Much of the research conducted by CIFOR under the CGIAR Research Program on Forests, Trees and Agroforestry (FTA) takes this approach. The social, environmental and economic problems we face today are complex and multi-dimensional and they operate at multiple scales. They also usually involve diverse stakeholders with different perspectives and interests.

Successfully addressing these problems requires combinations of new knowledge and innovation, alongside action and engagement. Therefore, the research we do tends to cross disciplinary lines (referred to as “interdisciplinary research”) and often involves stakeholders and other actors in the research process (referred to as “transdisciplinary research”).

As the boundaries between disciplines are crossed, traditional academic definitions, criteria and measures of research quality no longer suffice. They may even constrain or hinder effective work. For example, reviews of grant applications or journal article submissions that rely primarily on traditional academic research quality criteria may overlook or under-estimate the value of projects that cross disciplines or that include important engagement, capacity-building or knowledge translation components.

Likewise, researchers and research managers need appropriate criteria to guide the design and implementation of inter- and transdisciplinary projects and programs. As research approaches evolve, we need a parallel evolution of the principles and criteria that we use to define and evaluate research quality.

To help meet this need, a team of researchers from CIFOR and Royal Roads University recently conducted a systematic review of the literature as part of CIFOR’s Evidence-Based Forestry Initiative. We tackled this project while asking the question: “What are appropriate principles and criteria for defining and assessing transdisciplinary research quality?”

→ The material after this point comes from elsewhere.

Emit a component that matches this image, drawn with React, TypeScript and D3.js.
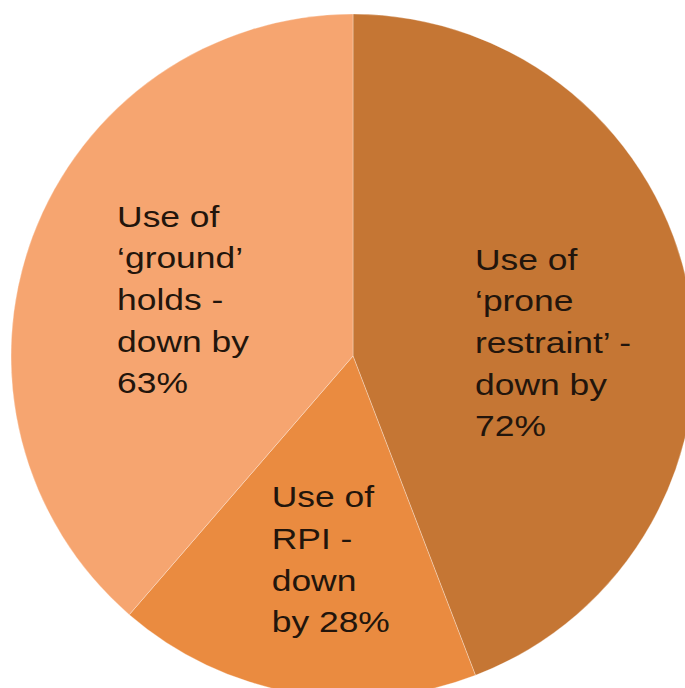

The study provides an overview of the relevant literature and summarizes the main aspects of quality identified. Four main principles emerged: relevance (including social significance and applicability); credibility (including criteria of integration and reflexivity added to traditional criteria of scientific rigor); legitimacy (including criteria of inclusion and fair representation of stakeholder interests); and effectiveness (with criteria that assess actual or potential contributions to problem solving and social change).

We organized the main criteria within these four principles and then developed a research quality assessment framework that can be used by researchers, supervisors, research managers and research evaluators to guide and assess research design and implementation. All in the hope of achieving greater ‘impact.’